Image Classification (MNIST)

This is a complete example of training an image classification model on the MNIST dataset.

Download the MNIST dataset

git clone https://github.com/myleott/mnist_png.git
cd mnist_png/
tar -xf mnist_png.tar.gz
cd mnist_png/

Create train and test CSVs

Open python shell in the same directory and run this:

import os
for name in ['training', 'testing']:
    with open('mnist_dataset_{}.csv'.format(name), 'w') as output_file:
        print('=== creating {} dataset ==='.format(name))
        output_file.write('image_path,label\n')
        for i in range(10):
            path = '{}/{}'.format(name, i)
            for file in os.listdir(path):
                if file.endswith(".png"):
                    output_file.write('{},{}\n'.format(os.path.join(path, file), str(i)))

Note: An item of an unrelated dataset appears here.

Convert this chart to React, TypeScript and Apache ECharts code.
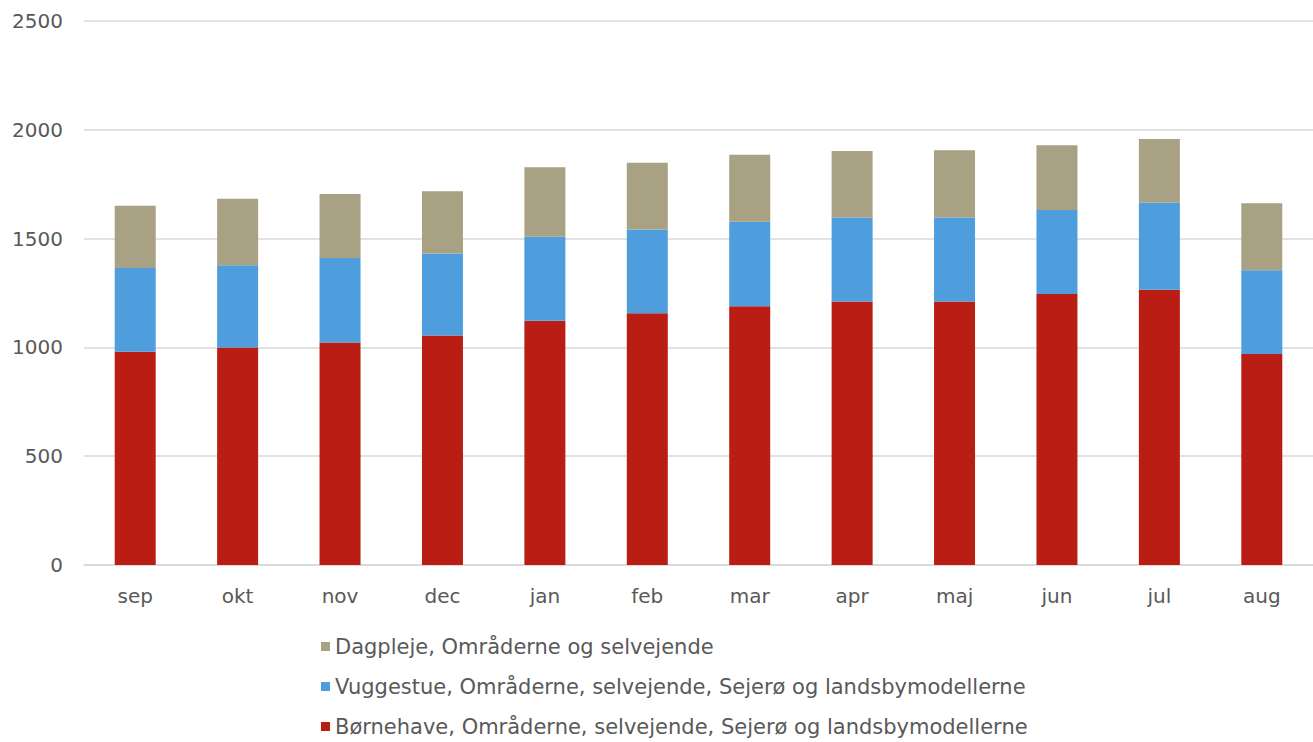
import React, { useEffect, useRef } from "react";
import * as echarts from "echarts";

const categories = ["sep", "okt", "nov", "dec", "jan", "feb", "mar", "apr", "maj", "jun", "jul", "aug"];
const boernehave = [980, 1000, 1023, 1055, 1123, 1157, 1189, 1211, 1211, 1245, 1265, 970];
const vuggestue = [385, 378, 388, 376, 386, 385, 388, 386, 386, 387, 400, 384];
const dagpleje = [286, 305, 294, 287, 319, 307, 308, 306, 309, 297, 293, 308];
const seriesNames = [
  "Dagpleje, Områderne og selvejende",
  "Vuggestue, Områderne, selvejende, Sejerø og landsbymodellerne",
  "Børnehave, Områderne, selvejende, Sejerø og landsbymodellerne",
];
const yTicks = { min: 0, max: 2500, interval: 500 };

const FONT = "DejaVu Sans";
const TEXT = "#595959";

export default function App() {
  const ref = useRef<HTMLDivElement>(null);
  useEffect(() => {
    if (!ref.current) return;
    const chart = echarts.init(ref.current, undefined, { renderer: "svg" });
    chart.setOption({
      animation: false,
      backgroundColor: "#ffffff",
      grid: { left: 84, right: 0, top: 21, bottom: 177, containLabel: false },
      legend: {
        orient: "vertical",
        left: 316,
        top: 631,
        height: 130,
        itemWidth: 9,
        itemHeight: 9,
        itemGap: 19,
        icon: "rect",
        data: seriesNames,
        textStyle: { fontFamily: FONT, fontSize: 21, color: TEXT },
      },
      xAxis: {
        type: "category",
        data: categories,
        axisTick: { show: false },
        axisLine: { show: true, lineStyle: { color: "#d9d9d9", width: 1.5 } },
        axisLabel: { fontFamily: FONT, fontSize: 20, color: TEXT, margin: 21 },
      },
      yAxis: {
        type: "value",
        min: yTicks.min,
        max: yTicks.max,
        interval: yTicks.interval,
        axisLine: { show: false },
        axisTick: { show: false },
        axisLabel: {
          fontFamily: FONT,
          fontSize: 20,
          color: TEXT,
          margin: 21,
          formatter: (v: number) => String(v),
        },
        splitLine: { lineStyle: { color: "#d9d9d9", width: 1.5 } },
      },
      series: [
        { name: seriesNames[2], type: "bar", stack: "total", data: boernehave, barWidth: 41, itemStyle: { color: "#B91D14" } },
        { name: seriesNames[1], type: "bar", stack: "total", data: vuggestue, barWidth: 41, itemStyle: { color: "#4E9EDE" } },
        { name: seriesNames[0], type: "bar", stack: "total", data: dagpleje, barWidth: 41, itemStyle: { color: "#A8A183" } },
      ],
    });
    return () => chart.dispose();
  }, []);
  return (
    <div
      ref={ref}
      style={{ position: "fixed", left: 0, top: 0, width: 1313, height: 742 }}
    />
  );
}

Now you should have mnist_dataset_training.csv and mnist_dataset_testing.csv containing 60000 and 10000 examples correspondingly and having the following format

image_path label
training/0/16585.png 0
training/0/24537.png 0
training/0/25629.png 0

Train a model

From the directory where you have virtual environment with ludwig installed:

ludwig train \
  --training_set <PATH_TO_MNIST_DATASET_TRAINING_CSV> \
  --test_set <PATH_TO_MNIST_DATASET_TEST_CSV> \
  --config_file config.yaml

With config.yaml:

input_features:
    -
        name: image_path
        type: image
        encoder: stacked_cnn
        conv_layers:
            -
                num_filters: 32
                filter_size: 3
                pool_size: 2
                pool_stride: 2
            -
                num_filters: 64
                filter_size: 3
                pool_size: 2
                pool_stride: 2
                dropout: 0.4
        fc_layers:
            -
                fc_size: 128
                dropout: 0.4

output_features:
    -
        name: label
        type: category

training:
    early_stop: 5

Image Captioning

image_path caption
imagenet/image_000001.jpg car driving on the street
imagenet/image_000002.jpg dog barking at a cat
imagenet/image_000003.jpg boat sailing in the ocean
ludwig experiment \
--dataset image captioning.csv \
  --config_file config.yaml

With config.yaml:

input_features:
    -
        name: image_path
        type: image
        encoder: stacked_cnn

output_features:
    -
        name: caption
        type: text
        level: word
        decoder: generator
        cell_type: lstm